Lignes de vie

Préface des actes du colloque autour de l’oeuvre de Heather Dohollau
Saint-Brieuc, 16-17 novembre 1996 (Ronald Klapka)


Les lignes de la vie sont aussi différentes
Que les chemins, ou que les confins des montagnes.
Ce que nous sommes, Dieu pourra le compléter
Là-bas par l’harmonie, l’éternel et la paix.
 [1]

A l’heure où ont paru ces quelques lignes en guise d’introduction aux actes du colloque consacré à l’oeuvre et à la personne de Heather Dohollau, la revue Poésie 97 [2] aura, elle aussi, rendu par la plume de l’un des intervenants de la manifestation de Saint-Brieuc - Pierre-Alain Tâche - un hommage mérité à une grande poète d’expression française d’origine galloise. A une oeuvre profonde mais accessible, une oeuvre sereine mais qui n’ignore rien de la douleur du monde.

Y furent parcourues quelques-unes des lignes de vie de la poète ; c’est du mihrab, cette niche vide de la mosquée (Jean Lévêque) que partit la ligne hölderlinienne pour parvenir réfractée en sept fenêtres (Michaël Bishop), autant de demeures auxquelles le public put accéder moyennant quelque arabesque tracée par l’Ange du Bizarre (Nathalie Brillant) après avoir éprouvé la tentation rilkéenne (Jacques Dugast) recueilli les sonorités thibétaines de Segalen (Marc Gontard), entendu le cri de Jouve (si cher au coeur de Salah Stétié et de Heather Dohollau pour lesquels cette rencontre a eu tant d’importance) venir enfin à la lumière avec Yves Bonnefoy (Jean-Pierre Jossua) pour découvrir avec Pierre-Alain Tâche une commune mesure.

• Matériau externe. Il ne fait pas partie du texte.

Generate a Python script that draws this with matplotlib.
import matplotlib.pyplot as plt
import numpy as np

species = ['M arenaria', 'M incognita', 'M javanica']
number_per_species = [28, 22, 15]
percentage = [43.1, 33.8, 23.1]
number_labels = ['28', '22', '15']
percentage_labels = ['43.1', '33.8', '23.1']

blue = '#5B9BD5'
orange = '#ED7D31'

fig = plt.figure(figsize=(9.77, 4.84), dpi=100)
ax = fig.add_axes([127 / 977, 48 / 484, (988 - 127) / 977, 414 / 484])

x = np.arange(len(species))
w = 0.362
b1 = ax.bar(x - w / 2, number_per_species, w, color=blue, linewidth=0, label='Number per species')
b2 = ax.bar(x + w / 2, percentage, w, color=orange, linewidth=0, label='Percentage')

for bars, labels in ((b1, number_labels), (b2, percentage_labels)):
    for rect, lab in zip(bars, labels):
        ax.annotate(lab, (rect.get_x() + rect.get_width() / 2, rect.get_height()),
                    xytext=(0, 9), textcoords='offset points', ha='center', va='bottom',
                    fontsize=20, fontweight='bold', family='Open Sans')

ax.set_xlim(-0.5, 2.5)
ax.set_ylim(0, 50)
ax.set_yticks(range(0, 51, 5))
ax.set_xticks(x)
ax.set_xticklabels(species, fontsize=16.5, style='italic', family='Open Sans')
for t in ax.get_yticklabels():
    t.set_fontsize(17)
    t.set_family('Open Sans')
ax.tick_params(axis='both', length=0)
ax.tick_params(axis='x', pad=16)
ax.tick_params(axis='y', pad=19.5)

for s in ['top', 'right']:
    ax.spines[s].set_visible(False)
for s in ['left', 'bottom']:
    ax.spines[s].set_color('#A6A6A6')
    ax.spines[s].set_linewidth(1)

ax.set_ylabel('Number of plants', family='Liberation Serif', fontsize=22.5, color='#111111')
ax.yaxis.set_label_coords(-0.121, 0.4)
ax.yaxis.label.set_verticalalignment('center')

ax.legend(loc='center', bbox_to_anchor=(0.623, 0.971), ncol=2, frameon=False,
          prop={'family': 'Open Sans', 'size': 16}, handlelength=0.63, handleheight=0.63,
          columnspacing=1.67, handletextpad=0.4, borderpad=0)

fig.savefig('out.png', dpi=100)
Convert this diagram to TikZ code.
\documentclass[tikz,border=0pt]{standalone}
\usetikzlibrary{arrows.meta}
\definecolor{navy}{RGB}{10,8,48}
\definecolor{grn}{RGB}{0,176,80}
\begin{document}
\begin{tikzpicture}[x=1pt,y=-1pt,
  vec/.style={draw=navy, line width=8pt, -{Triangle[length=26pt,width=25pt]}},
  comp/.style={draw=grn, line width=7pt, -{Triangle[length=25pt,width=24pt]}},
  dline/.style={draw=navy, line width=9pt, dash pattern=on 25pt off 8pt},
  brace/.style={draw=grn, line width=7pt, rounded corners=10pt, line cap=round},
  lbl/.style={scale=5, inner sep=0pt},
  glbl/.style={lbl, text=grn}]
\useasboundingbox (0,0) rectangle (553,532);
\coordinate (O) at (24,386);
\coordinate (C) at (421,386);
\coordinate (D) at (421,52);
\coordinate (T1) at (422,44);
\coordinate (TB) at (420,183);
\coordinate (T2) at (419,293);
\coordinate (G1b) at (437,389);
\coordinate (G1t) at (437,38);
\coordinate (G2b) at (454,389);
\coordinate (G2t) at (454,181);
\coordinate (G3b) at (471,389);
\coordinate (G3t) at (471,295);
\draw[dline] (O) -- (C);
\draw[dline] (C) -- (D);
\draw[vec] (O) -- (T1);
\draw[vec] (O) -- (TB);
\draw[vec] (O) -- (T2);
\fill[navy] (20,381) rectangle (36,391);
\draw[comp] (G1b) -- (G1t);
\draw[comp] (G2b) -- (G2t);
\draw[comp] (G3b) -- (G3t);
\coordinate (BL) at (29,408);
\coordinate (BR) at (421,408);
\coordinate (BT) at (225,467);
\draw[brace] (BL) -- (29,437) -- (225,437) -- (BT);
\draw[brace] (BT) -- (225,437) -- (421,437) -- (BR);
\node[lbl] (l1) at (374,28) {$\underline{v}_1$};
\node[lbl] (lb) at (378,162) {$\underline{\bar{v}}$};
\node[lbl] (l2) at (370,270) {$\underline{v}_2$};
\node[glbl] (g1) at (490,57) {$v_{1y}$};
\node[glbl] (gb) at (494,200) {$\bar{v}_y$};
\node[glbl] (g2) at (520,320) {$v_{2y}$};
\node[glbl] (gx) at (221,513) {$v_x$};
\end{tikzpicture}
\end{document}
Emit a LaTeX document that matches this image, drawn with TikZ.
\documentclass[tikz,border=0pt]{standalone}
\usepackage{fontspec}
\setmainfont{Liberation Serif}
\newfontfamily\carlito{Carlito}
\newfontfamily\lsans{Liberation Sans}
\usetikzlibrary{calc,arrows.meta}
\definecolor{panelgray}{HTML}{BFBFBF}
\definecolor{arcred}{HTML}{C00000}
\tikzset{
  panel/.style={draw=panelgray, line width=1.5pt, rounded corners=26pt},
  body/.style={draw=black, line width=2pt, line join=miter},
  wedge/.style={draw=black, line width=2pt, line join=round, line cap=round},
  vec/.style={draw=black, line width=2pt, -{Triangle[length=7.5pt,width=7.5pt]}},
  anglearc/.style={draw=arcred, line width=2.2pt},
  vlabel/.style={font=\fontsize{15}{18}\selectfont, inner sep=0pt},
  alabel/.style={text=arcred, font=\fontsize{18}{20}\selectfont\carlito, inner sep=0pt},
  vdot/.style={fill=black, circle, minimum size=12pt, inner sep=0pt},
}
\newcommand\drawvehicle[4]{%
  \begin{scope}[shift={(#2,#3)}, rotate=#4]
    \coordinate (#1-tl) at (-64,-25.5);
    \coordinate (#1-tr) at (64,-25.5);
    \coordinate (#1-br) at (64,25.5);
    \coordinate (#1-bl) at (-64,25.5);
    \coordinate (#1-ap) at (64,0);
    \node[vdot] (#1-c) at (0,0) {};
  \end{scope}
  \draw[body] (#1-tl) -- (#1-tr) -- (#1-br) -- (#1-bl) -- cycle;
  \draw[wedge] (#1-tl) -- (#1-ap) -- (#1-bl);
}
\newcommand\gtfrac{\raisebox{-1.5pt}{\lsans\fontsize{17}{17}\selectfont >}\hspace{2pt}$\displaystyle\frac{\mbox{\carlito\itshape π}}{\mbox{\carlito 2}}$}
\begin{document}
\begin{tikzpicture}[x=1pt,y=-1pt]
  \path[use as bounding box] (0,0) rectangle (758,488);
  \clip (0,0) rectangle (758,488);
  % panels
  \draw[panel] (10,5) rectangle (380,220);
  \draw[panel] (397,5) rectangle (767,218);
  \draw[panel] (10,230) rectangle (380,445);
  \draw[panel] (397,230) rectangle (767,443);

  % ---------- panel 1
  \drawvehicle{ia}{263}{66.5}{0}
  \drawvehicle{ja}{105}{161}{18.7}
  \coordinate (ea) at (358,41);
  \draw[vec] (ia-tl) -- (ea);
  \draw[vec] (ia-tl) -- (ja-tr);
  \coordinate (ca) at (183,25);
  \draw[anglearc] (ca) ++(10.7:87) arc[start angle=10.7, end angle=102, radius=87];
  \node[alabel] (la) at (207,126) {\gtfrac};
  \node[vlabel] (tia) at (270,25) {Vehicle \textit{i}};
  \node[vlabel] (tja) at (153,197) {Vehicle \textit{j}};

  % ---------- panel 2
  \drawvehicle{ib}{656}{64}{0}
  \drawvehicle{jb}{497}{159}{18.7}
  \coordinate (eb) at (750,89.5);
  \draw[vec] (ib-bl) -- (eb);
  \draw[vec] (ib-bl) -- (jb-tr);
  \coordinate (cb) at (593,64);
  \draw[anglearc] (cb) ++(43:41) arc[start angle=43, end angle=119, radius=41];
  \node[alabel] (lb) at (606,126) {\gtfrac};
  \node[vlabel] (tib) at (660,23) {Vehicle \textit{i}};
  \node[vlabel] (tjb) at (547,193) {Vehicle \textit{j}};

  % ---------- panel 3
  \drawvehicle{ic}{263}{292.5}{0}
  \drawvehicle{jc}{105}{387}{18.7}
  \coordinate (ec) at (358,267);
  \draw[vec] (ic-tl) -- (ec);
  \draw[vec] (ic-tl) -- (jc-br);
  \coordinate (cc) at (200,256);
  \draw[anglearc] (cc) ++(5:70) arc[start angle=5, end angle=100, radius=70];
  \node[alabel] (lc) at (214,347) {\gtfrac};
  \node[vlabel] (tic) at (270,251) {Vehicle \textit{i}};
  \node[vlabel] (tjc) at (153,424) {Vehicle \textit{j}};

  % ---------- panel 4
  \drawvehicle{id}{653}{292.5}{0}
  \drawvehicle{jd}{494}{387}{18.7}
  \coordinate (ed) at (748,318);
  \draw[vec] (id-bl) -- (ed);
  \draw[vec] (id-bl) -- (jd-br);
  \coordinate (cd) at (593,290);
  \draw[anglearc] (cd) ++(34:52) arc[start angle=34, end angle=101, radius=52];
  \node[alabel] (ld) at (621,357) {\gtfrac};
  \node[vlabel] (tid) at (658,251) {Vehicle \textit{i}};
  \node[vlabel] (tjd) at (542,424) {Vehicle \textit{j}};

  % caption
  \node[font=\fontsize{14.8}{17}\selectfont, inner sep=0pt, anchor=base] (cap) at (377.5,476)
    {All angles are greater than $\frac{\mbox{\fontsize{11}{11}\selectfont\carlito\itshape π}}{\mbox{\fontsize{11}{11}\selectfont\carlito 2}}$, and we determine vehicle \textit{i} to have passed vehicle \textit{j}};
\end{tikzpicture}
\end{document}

Autant d’introductions à la lecture de l’oeuvre de Heather Dohollau, tant de ses poèmes que de ses essais ou de ce magnifique et poignant récit La Réponse [3] , évocation imaginaire des derniers instants de Jules Lequier.

Ici lire devient contempler, élire une demeure : " Quelle maison est la mienne ?", se tenir sur le seuil, voire devenir ce seuil, se faire accueil.

Oui, la lecture de Heather Dohollau vous change. De la fréquentation des poètes, peintres, philosophes (les affinités avec Jacques Derrida sont patentes) ou musiciens, des voyages entrepris, Heather Dohollau a su capter les résonances profondes et en faire une musique à elle, à la fois tendre et résolue à partager selon : " un échange étonnamment simple et pourtant plein dans lequel rien ne peut être perdu comme l’amour " [4] .

Puissent ces contributions auxquelles s’ajoute un extrait des Contemporary French Women Poets [5] (essai de Michaël Bishop) esquisser les lignes d’un visage habité par un regard d’un bleu aussi intense que l’extraordinaire tableau de Geneviève Asse [6] , séparé en son centre par une ligne blanche verticale qui a fait dire à Heather Dohollau :

cela sépare
de chaque côté
les portes du tendre
les paumes se préparent
au toucher de rien
par le truchement
de la ligne blanche

© Ronald Klapka _ 3 juin 2005

[1Hölderlin, Friedrich Poèmes de la folie, traduction Pierre Jean Jouve, Gallimard 1963.

[2Restituer la présence absente : Poésie 97, n° 68 / juin.

[3Editions Folle Avoine, 1982.

[4Michaël Bishop ; Studies in XXth Century Literature, volume 13, n° 1, hiver 1989.

[5Editions Rodopi, Atlanta-Amsterdam ; 1995.

[6Exposition "Les Yeux des Mots" (mettant en regard des poèmes de Heather Dohollau avec des tableaux : Music, Morandi, Asse, Mitchell, Moore...) ; été-automne 1996, Musée d’Art et d’Histoire de la Ville de Saint-Brieuc.